After the trauma of Watergate, the country needed reassurance. Ford
was determinedly plain—“a Ford, not a Lincoln”—and his first address to his fellow citizens as president was both solemn and simple. The speech, drafted by his veteran aide Robert Hartmann, made use of balanced phrases (“troubles our minds and hurts our hearts”; “not elected me as your president by your ballots, and so I ask you to confirm me as your president with your prayers”) and concluded with the Lincolnesque “as God gives me to see the right” and the Wilsonian “God helping me.”

This was a highly effective short speech, and the words “our long national nightmare is over” touched a chord. Mr. Ford never again reached these oratorical heights.

***

THE OATH THAT
I have taken is the same oath that was taken by George Washington and by every president under the Constitution. But I assume the presidency under extraordinary circumstances never before experienced by Americans. This is an hour of history that troubles our minds and hurts our hearts.

Therefore, I feel it is my first duty to make an unprecedented compact with my countrymen. Not an inaugural address, not a fireside chat, not a campaign speech—just a little straight talk among friends. And I intend it to be the first of many.

I am acutely aware that you have not elected me as your president by your ballots, and so I ask you to confirm me as your president with your prayers. And I hope that such prayers will also be the first of many.

If you have not chosen me by secret ballot, neither have I gained office by any secret promises. I have not campaigned either for the presidency or the vice-presidency. I have not subscribed to any partisan platform. I am indebted to no man, and only to one woman—my dear wife—as I begin this very difficult job.

I have not sought this enormous responsibility, but I will not shirk it. Those who nominated and confirmed me as vice-president were my friends and are my friends. They were of both parties, elected by all the people and acting under the Constitution in their name. It is only fitting then that I should pledge to them and to you that I will be the president of all the people.

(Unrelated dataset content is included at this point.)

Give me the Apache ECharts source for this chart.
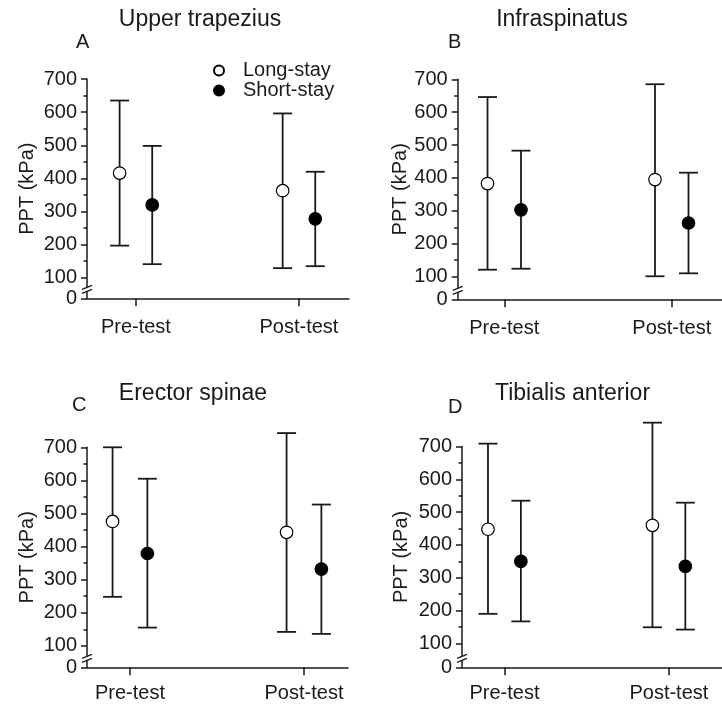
<!DOCTYPE html>
<html><head><meta charset="utf-8">
<script src="https://cdn.jsdelivr.net/npm/echarts@6/dist/echarts.min.js"></script>
<style>html,body{margin:0;padding:0;background:#fff}#c{width:722px;height:709px}</style>
</head><body><div id="c"></div>
<script>
// ---- data ----
const categories = ['Pre-test', 'Post-test'];
const muscles = ['Upper trapezius', 'Infraspinatus', 'Erector spinae', 'Tibialis anterior'];
const panelLetters = ['A', 'B', 'C', 'D'];
const seriesNames = ['Long-stay', 'Short-stay'];
const yTickValues = [100, 200, 300, 400, 500, 600, 700];
const yMinorTickValues = [150, 250, 350, 450, 550, 650];
const breakLabel = '0';
const yAxisName = 'PPT (kPa)';
// rows: muscles; columns: [Pre-test, Post-test]
const longMean  = [[416, 363], [383, 395], [476, 443], [448, 460]];
const longLow   = [[197, 129], [121, 101], [248, 142], [190, 149]];
const longHigh  = [[635, 596], [646, 685], [700, 743], [709, 773]];
const shortMean = [[320, 278], [303, 263], [379, 332], [350, 335]];
const shortLow  = [[141, 135], [124, 110], [155, 136], [167, 142]];
const shortHigh = [[498, 420], [483, 416], [605, 527], [535, 529]];

// ---- layout / style ----
const FONT = '"Liberation Sans", Arial, sans-serif';
const INK = '#1a1a1a';
const OFF = 0.1;
const FS = 20;
const panels = [
  {left: 87,    top: 79,    width: 262,   height: 219.3, xMin: -0.30,  xMax: 1.307, yMin: 38, nameGap: 50, xLabelMargin: 19, titleX: 200,   titleTop: 8,   letterX: 76,  letterTop: 32},
  {left: 457.7, top: 79.3,  width: 274.6, height: 220,   xMin: -0.278, xMax: 1.3,   yMin: 31, nameGap: 47, xLabelMargin: 19, titleX: 562,   titleTop: 8,   letterX: 448, letterTop: 32},
  {left: 87,    top: 447.3, width: 261,   height: 220,   xMin: -0.247, xMax: 1.253, yMin: 35, nameGap: 50, xLabelMargin: 16, titleX: 193,   titleTop: 382, letterX: 72,  letterTop: 395},
  {left: 462,   top: 446.6, width: 274,   height: 220.7, xMin: -0.258, xMax: 1.323, yMin: 27, nameGap: 51, xLabelMargin: 16, titleX: 572.5, titleTop: 382, letterX: 448, letterTop: 397}
];

const chart = echarts.init(document.getElementById('c'), null, {renderer: 'canvas'});

function errRender(params, api) {
  const x = api.value(0), lo = api.value(1), hi = api.value(2);
  const a = api.coord([x, lo]), b = api.coord([x, hi]);
  const hw = 9.5;
  const st = {stroke: INK, lineWidth: 1.8};
  return {type: 'group', children: [
    {type: 'line', shape: {x1: a[0], y1: a[1], x2: b[0], y2: b[1]}, style: st},
    {type: 'line', shape: {x1: a[0] - hw, y1: a[1], x2: a[0] + hw, y2: a[1]}, style: st},
    {type: 'line', shape: {x1: b[0] - hw, y1: b[1], x2: b[0] + hw, y2: b[1]}, style: st}
  ]};
}
function breakRender(params, api) {
  const p = api.coord([api.value(0), api.value(1)]);
  const cx = p[0], cy = p[1] - 9;
  const st = {stroke: INK, lineWidth: 1.3};
  return {type: 'group', children: [
    {type: 'polygon', shape: {points: [[cx - 5, cy], [cx + 5, cy - 4], [cx + 5, cy], [cx - 5, cy + 4]]}, style: {fill: '#fff'}},
    {type: 'line', shape: {x1: cx - 5, y1: cy, x2: cx + 5, y2: cy - 4}, style: st},
    {type: 'line', shape: {x1: cx - 5, y1: cy + 4, x2: cx + 5, y2: cy}, style: st}
  ]};
}

const titles = [];
panels.forEach((p, i) => {
  titles.push({text: muscles[i], left: p.titleX, top: p.titleTop, textAlign: 'center', padding: 0,
    textStyle: {fontFamily: FONT, fontSize: 23, fontWeight: 'normal', color: INK}});
  titles.push({text: panelLetters[i], left: p.letterX, top: p.letterTop, padding: 0,
    textStyle: {fontFamily: FONT, fontSize: 20, fontWeight: 'normal', color: INK}});
});

const xAxes = panels.map((p, i) => ({
  gridIndex: i, type: 'value', min: p.xMin, max: p.xMax,
  axisLine: {onZero: false, lineStyle: {color: INK, width: 1.5}},
  axisTick: {customValues: [0, 1], length: 8, lineStyle: {color: INK, width: 1.5}},
  axisLabel: {customValues: [0, 1], formatter: v => categories[Math.round(v)], fontFamily: FONT, fontSize: FS, color: INK, margin: p.xLabelMargin},
  splitLine: {show: false}
}));
const yMajor = panels.map((p, i) => ({
  gridIndex: i, type: 'value', min: p.yMin, max: 700, position: 'left',
  name: yAxisName, nameLocation: 'middle', nameGap: p.nameGap,
  nameTextStyle: {fontFamily: FONT, fontSize: FS, color: INK},
  axisLine: {show: true, onZero: false, lineStyle: {color: INK, width: 1.5}},
  axisTick: {customValues: [p.yMin].concat(yTickValues), length: 6, lineStyle: {color: INK, width: 1.5}},
  axisLabel: {customValues: [p.yMin].concat(yTickValues), formatter: v => (v < yTickValues[0] ? breakLabel : String(v)),
    fontFamily: FONT, fontSize: FS, color: INK, margin: 10},
  splitLine: {show: false}
}));
const yMinor = panels.map((p, i) => ({
  gridIndex: i, type: 'value', min: p.yMin, max: 700, position: 'left',
  axisLine: {show: false, onZero: false},
  axisTick: {show: true, customValues: yMinorTickValues, length: 3.5, lineStyle: {color: INK, width: 1.5}},
  axisLabel: {show: false}, splitLine: {show: false}
}));

const series = [];
panels.forEach((p, i) => {
  const groups = [
    {name: seriesNames[0], mean: longMean[i], lo: longLow[i], hi: longHigh[i], dx: -OFF, fill: '#fff'},
    {name: seriesNames[1], mean: shortMean[i], lo: shortLow[i], hi: shortHigh[i], dx: OFF, fill: '#000'}
  ];
  groups.forEach(g => {
    series.push({
      type: 'custom', xAxisIndex: i, yAxisIndex: i, clip: false, silent: true, z: 2,
      renderItem: errRender, encode: {x: 0, y: [1, 2]},
      data: categories.map((c, j) => [j + g.dx, g.lo[j], g.hi[j]])
    });
    series.push({
      type: 'scatter', name: g.name, xAxisIndex: i, yAxisIndex: i, clip: false, silent: true, z: 5,
      symbol: 'circle', symbolSize: 12.5,
      itemStyle: {color: g.fill, borderColor: '#000', borderWidth: 1.2, opacity: 1},
      emphasis: {disabled: true},
      data: categories.map((c, j) => [j + g.dx, g.mean[j]])
    });
  });
  series.push({
    type: 'custom', xAxisIndex: i, yAxisIndex: i, clip: false, silent: true, z: 6,
    renderItem: breakRender, data: [[p.xMin, p.yMin]]
  });
});

const legendBase = {
  orient: 'vertical', itemWidth: 10, itemHeight: 10, selectedMode: false, padding: 0,
  textStyle: {fontFamily: FONT, fontSize: FS, color: INK, padding: [0, 0, 0, 14]}
};
const option = {
  animation: false,
  backgroundColor: '#fff',
  textStyle: {fontFamily: FONT},
  title: titles,
  legend: [
    Object.assign({}, legendBase, {data: [seriesNames[0]], left: 213, top: 60.5}),
    Object.assign({}, legendBase, {data: [seriesNames[1]], left: 213, top: 80.5})
  ],
  grid: panels.map(p => ({left: p.left, top: p.top, width: p.width, height: p.height})),
  xAxis: xAxes,
  yAxis: yMajor.concat(yMinor),
  series: series
};
chart.setOption(option);
</script></body></html>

Thomas Jefferson said the people are the only sure reliance for the preservation of our liberty. And down the years, Abraham Lincoln renewed this American article of faith asking, “Is there any better way or equal hope in the world?”

I intend, on Monday next, to request of the speaker of the House of
Representatives and the president pro tempore of the Senate the privilege of appearing before the Congress to share with my former colleagues and with you, the American people, my views on the priority business of the nation and to solicit your views and their views. And may I say to the Speaker and the others, if I could meet with you right after these remarks, I would appreciate it.

Even though this is late in an election year, there is no way we can go forward except together and no way anybody can win except by serving the people’s urgent needs. We cannot stand still or slip backwards. We must go forward now together.

To the peoples and the governments of all friendly nations, and I hope that could encompass the whole world, I pledge an uninterrupted and sincere search for peace. America will remain strong and united, but its strength will remain dedicated to the safety and sanity of the entire family of man, as well as to our own precious freedom.

I believe that truth is the glue that holds government together, not only our government but civilization itself. That bond, though strained, is unbroken at home and abroad.

In all my public and private acts as your president, I expect to follow my instincts of openness and candor with full confidence that honesty is always the best policy in the end.

My fellow Americans, our long national nightmare is over.

Our Constitution works; our great Republic is a government of laws and not of men. Here the people rule. But there is a higher power, by whatever name we honor him, who ordains not only righteousness but love, not only justice but mercy.

As we bind up the internal wounds of Watergate, more painful and more poisonous than those of foreign wars, let us restore the golden rule to our political process, and let brotherly love purge our hearts of suspicion and of hate.

In the beginning, I asked you to pray for me. Before closing, I ask again your prayers, for Richard Nixon and for his family. May our former president, who brought peace to millions, find it for himself. May God bless and comfort his wonderful wife and daughters, whose love and loyalty will forever be a shining legacy to all who bear the lonely burdens of the White House.